You may have heard about the APD’s sting scheme: plant a daypack by the ATM at 4th and Gold, wait for someone to take it, then follow and arrest the person for theft. The APD has nabbed at least five people with the plot, including one person who has spent 14 days in jail. Presumably those individuals are facing 3rd degree felony charges–and the possibility of a permanent criminal record–because the APD reportedly filled the daypack with $2,500 worth of valuables, including a laptop.
Yesterday, Public Safety Director Darren White notified the ACLU that he and APD Chief Ray Schultz had decided to shut down the operation.
Stopping the sting scheme was the right thing to do, but troubling questions remain. Didn’t the officers worry about false arrests? They couldn’t know that a person’s motives for taking the daypack were criminal. What if they arrested someone who thought the daypack was abandoned, or someone who intended to turn it over to the police?
Doesn’t APD have enough crime to investigate without manufacturing new crimes? And baiting otherwise innocent people into turning criminal?
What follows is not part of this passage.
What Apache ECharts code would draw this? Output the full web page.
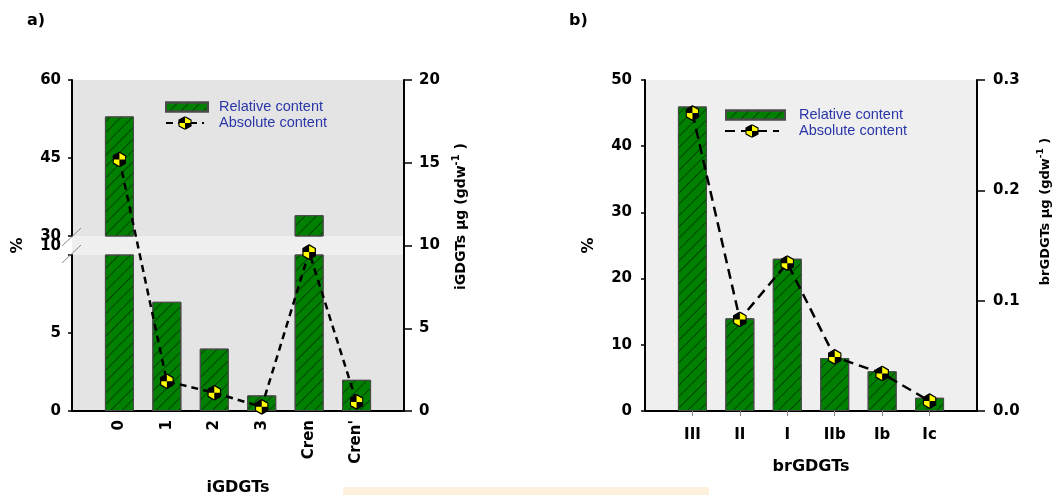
<!DOCTYPE html>
<html><head><meta charset="utf-8">
<script src="https://cdn.jsdelivr.net/npm/echarts@6/dist/echarts.min.js"></script>
<style>html,body{margin:0;padding:0;background:#fff}#c{width:1063px;height:495px}</style>
</head><body><div id="c"></div>
<script>
// ---------- Panel a : iGDGTs ----------
const iCats = ['0', '1', '2', '3', 'Cren', "Cren'"];
const iRelative = [53, 7, 4, 1, 34, 2];                 // % (left, broken axis)
const iAbsolute = [15.2, 1.8, 1.1, 0.25, 9.6, 0.55];    // µg gdw-1 (right axis)
const iLowerTicks = [0, 5, 10];
const iUpperTicks = [30, 45, 60];
const iRightTicks = [0, 5, 10, 15, 20];
// ---------- Panel b : brGDGTs ----------
const brCats = ['III', 'II', 'I', 'IIb', 'Ib', 'Ic'];
const brRelative = [46, 14, 23, 8, 6, 2];
const brAbsolute = [0.270, 0.083, 0.134, 0.049, 0.034, 0.009];
const brLeftTicks = [0, 10, 20, 30, 40, 50];
const brRightTicks = [0.0, 0.1, 0.2, 0.3];

const F = 'DejaVu Sans';
const padCats = c => [''].concat(c, [' ']);
const pad = v => ['-'].concat(v, ['-']);
const step = t => t[1] - t[0];

const hexSvg = "<svg xmlns='http://www.w3.org/2000/svg' width='28' height='32' viewBox='-14 -16 28 32'>" +
  "<polygon points='0,-14.5 12.5,-7.25 12.5,7.25 0,14.5 -12.5,7.25 -12.5,-7.25' fill='#ffff00' stroke='#000' stroke-width='2.6' stroke-linejoin='round'/>" +
  "<path d='M0,0 L0,-14.5 L-12.5,-7.25 L-12.5,0 Z M0,0 L12.5,0 L12.5,7.25 L0,14.5 Z' fill='#000'/></svg>";
const MARK = 'image://data:image/svg+xml;charset=utf-8,' + encodeURIComponent(hexSvg);

const hatch = { symbol: 'rect', symbolSize: 1, dashArrayX: [1, 0], dashArrayY: [1, 7], rotation: -Math.PI / 4, color: 'rgba(0,30,0,0.6)' };
const barStyle = { color: '#008000', borderColor: '#4a4a4a', borderWidth: 1, decal: hatch };

const tickFont = { fontFamily: F, fontWeight: 'bold', fontSize: 15, color: '#000' };
const nameFont = { fontFamily: F, fontWeight: 'bold', fontSize: 16, color: '#000' };
const blackLine = { show: true, lineStyle: { color: '#000', width: 2 } };
const noSplit = { show: false };

function gridBox(l, r, t, h, bg) {
  return { left: l, width: r - l, top: t, height: h, show: true, backgroundColor: bg, borderWidth: 0, containLabel: false, outerBoundsMode: 'none' };
}

const legendText = { color: '#2936a8', fontFamily: 'Liberation Sans', fontSize: 14.5, lineHeight: 15 };
const cleanName = n => n.replace(/ \([ab]\)$/, '');

function rightName(label, size, shift) {
  return {
    text: '{t|' + label + ' \u03bcg (gdw}{s|-1}{t| )}',
    style: {
      padding: [0, 0, 0, shift],
      rich: {
        t: { fontFamily: F, fontWeight: 'bold', fontSize: size, color: '#000' },
        s: { fontFamily: F, fontWeight: 'bold', fontSize: size - 4, color: '#000', padding: [0, 0, 10, 0] }
      }
    }
  };
}
const nA = rightName('iGDGTs', 14, 58), nB = rightName('brGDGTs', 13, 68);

const option = {
  animation: false,
  backgroundColor: '#fff',
  title: [
    { text: 'a)', left: 27, top: 13, padding: 0, textStyle: { fontFamily: F, fontWeight: 'bold', fontSize: 16, color: '#000' } },
    { text: 'b)', left: 569, top: 13, padding: 0, textStyle: { fontFamily: F, fontWeight: 'bold', fontSize: 16, color: '#000' } }
  ],
  legend: [
    { data: ['Relative content'], left: 165, top: 99.5, padding: 0, itemWidth: 42, itemHeight: 9, icon: 'rect', selectedMode: false, textStyle: Object.assign({ padding: [0, 0, 0, 6] }, legendText) },
    { data: ['Absolute content (a)'], left: 165, top: 115.5, padding: 0, itemWidth: 38, itemHeight: 17, selectedMode: false, formatter: cleanName, textStyle: Object.assign({ padding: [0, 0, 0, 10] }, legendText) },
    { data: ['Relative content'], left: 725, top: 107.5, padding: 0, itemWidth: 59, itemHeight: 9, icon: 'rect', selectedMode: false, textStyle: Object.assign({ padding: [0, 0, 0, 9] }, legendText) },
    { data: ['Absolute content (b)'], left: 724, top: 123.5, padding: 0, itemWidth: 54, itemHeight: 17, selectedMode: false, formatter: cleanName, textStyle: Object.assign({ padding: [0, 0, 0, 15] }, legendText) }
  ],
  grid: [
    gridBox(72, 404, 80, 331, '#efefef'),   // 0 panel a full (line, gap band)
    gridBox(72, 404, 80, 156, '#e4e4e4'),   // 1 panel a upper 30-60
    gridBox(72, 404, 255, 156, '#e4e4e4'),  // 2 panel a lower 0-10
    gridBox(645, 977, 80, 331, '#efefef')   // 3 panel b
  ],
  xAxis: [
    { gridIndex: 0, type: 'category', data: padCats(iCats), boundaryGap: false, axisLine: blackLine, axisTick: { show: false }, splitLine: noSplit,
      axisLabel: Object.assign({ rotate: 90, margin: 9, interval: 0 }, tickFont),
      name: 'iGDGTs', nameLocation: 'middle', nameGap: 69, nameTextStyle: nameFont },
    { gridIndex: 1, type: 'category', data: padCats(iCats), boundaryGap: false, show: false },
    { gridIndex: 2, type: 'category', data: padCats(iCats), boundaryGap: false, show: false },
    { gridIndex: 3, type: 'category', data: padCats(brCats), boundaryGap: false, axisLine: blackLine, splitLine: noSplit,
      axisTick: { show: true, length: 5, lineStyle: { color: '#888', width: 1 }, interval: (i) => i > 0 && i <= brCats.length },
      axisLabel: Object.assign({ margin: 17, interval: 0 }, tickFont),
      name: 'brGDGTs', nameLocation: 'middle', nameGap: 48, nameTextStyle: nameFont }
  ],
  yAxis: [
    { gridIndex: 0, type: 'value', position: 'right', min: iRightTicks[0], max: iRightTicks[iRightTicks.length - 1], interval: step(iRightTicks),
      axisLine: blackLine, axisTick: { show: true, length: 8, lineStyle: { color: '#000', width: 1.5 } }, splitLine: noSplit,
      axisLabel: Object.assign({ margin: 15 }, tickFont),
      name: nA.text, nameLocation: 'middle', nameGap: 47, nameTextStyle: nA.style },
    { gridIndex: 1, type: 'value', position: 'left', min: iUpperTicks[0], max: iUpperTicks[iUpperTicks.length - 1], interval: step(iUpperTicks),
      axisLine: blackLine, axisTick: { show: true, length: 4, lineStyle: { color: '#000', width: 1.5 } }, splitLine: noSplit,
      axisLabel: Object.assign({ margin: 11 }, tickFont) },
    { gridIndex: 2, type: 'value', position: 'left', min: iLowerTicks[0], max: iLowerTicks[iLowerTicks.length - 1], interval: step(iLowerTicks),
      axisLine: blackLine, axisTick: { show: true, length: 4, lineStyle: { color: '#000', width: 1.5 } }, splitLine: noSplit,
      axisLabel: Object.assign({ margin: 11, formatter: v => v === iLowerTicks[iLowerTicks.length - 1] ? '{up|' + v + '}' : String(v),
        rich: { up: Object.assign({ padding: [0, 0, 18, 0] }, tickFont) } }, tickFont) },
    { gridIndex: 0, type: 'value', position: 'left', min: 0, max: 1, axisLine: { show: false }, axisTick: { show: false }, axisLabel: { show: false }, splitLine: noSplit,
      name: '%', nameLocation: 'middle', nameGap: 46, nameTextStyle: nameFont },
    { gridIndex: 3, type: 'value', position: 'left', min: brLeftTicks[0], max: brLeftTicks[brLeftTicks.length - 1], interval: step(brLeftTicks),
      axisLine: blackLine, axisTick: { show: true, length: 4, lineStyle: { color: '#000', width: 1.5 } }, splitLine: noSplit,
      axisLabel: Object.assign({ margin: 13 }, tickFont),
      name: '%', nameLocation: 'middle', nameGap: 48, nameTextStyle: nameFont },
    { gridIndex: 3, type: 'value', position: 'right', min: brRightTicks[0], max: brRightTicks[brRightTicks.length - 1], interval: step(brRightTicks),
      axisLine: blackLine, axisTick: { show: true, length: 8, lineStyle: { color: '#000', width: 1.5 } }, splitLine: noSplit,
      axisLabel: Object.assign({ margin: 16, formatter: v => v.toFixed(1) }, tickFont),
      name: nB.text, nameLocation: 'middle', nameGap: 59, nameTextStyle: nB.style }
  ],
  series: [
    { name: 'Relative content', type: 'bar', xAxisIndex: 1, yAxisIndex: 1, data: pad(iRelative), barWidth: 29, clip: true, itemStyle: barStyle },
    { name: 'Relative content', type: 'bar', xAxisIndex: 2, yAxisIndex: 2, data: pad(iRelative), barWidth: 29, clip: true, itemStyle: barStyle },
    { name: 'Absolute content (a)', type: 'line', xAxisIndex: 0, yAxisIndex: 0, data: pad(iAbsolute), z: 5,
      symbol: MARK, symbolSize: [14, 16], lineStyle: { color: '#000', width: 2.5, type: [7, 5] }, itemStyle: { color: '#000' } },
    { name: 'Relative content', type: 'bar', xAxisIndex: 3, yAxisIndex: 4, data: pad(brRelative), barWidth: 29, itemStyle: barStyle },
    { name: 'Absolute content (b)', type: 'line', xAxisIndex: 3, yAxisIndex: 5, data: pad(brAbsolute), z: 5,
      symbol: MARK, symbolSize: [14, 16], lineStyle: { color: '#000', width: 2.5, type: [10, 6] }, itemStyle: { color: '#000' } }
  ],
  graphic: [
    { type: 'line', shape: { x1: 62, y1: 246, x2: 81, y2: 228 }, style: { stroke: '#8a8a8a', lineWidth: 1 }, z: 10 },
    { type: 'line', shape: { x1: 62, y1: 263, x2: 81, y2: 245 }, style: { stroke: '#8a8a8a', lineWidth: 1 }, z: 10 },
    { type: 'rect', shape: { x: 343, y: 487, width: 366, height: 8 }, style: { fill: '#fdf1de' }, z: 1 }
  ]
};

const chart = echarts.init(document.getElementById('c'), null, { renderer: 'canvas' });
chart.setOption(option);
</script>
</body></html>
KOAT-TV reported that APD devised the scheme “after several reports of backpacks and purses being stolen in the University area.” But the University area is miles away from the sting location and lies on the opposite side of the freeway. Did officers truly think a sting in downtown Albuquerque was going to dampen crime in the University area? Or was that just a feeble cover for a misguided operation?
The ACLU has learned of a similar entrapment scheme where APD officers set out an expensive bicycle in public and wait for someone to steal it. Did Mr. White and Chief Schultz shut down this program as well?
The community deserves answers to these questions—some reassurance that APD officers aren’t abusing their authority. The ACLU has contacted both Darren White’s office and that of the Police Chief to request a meeting and await their response.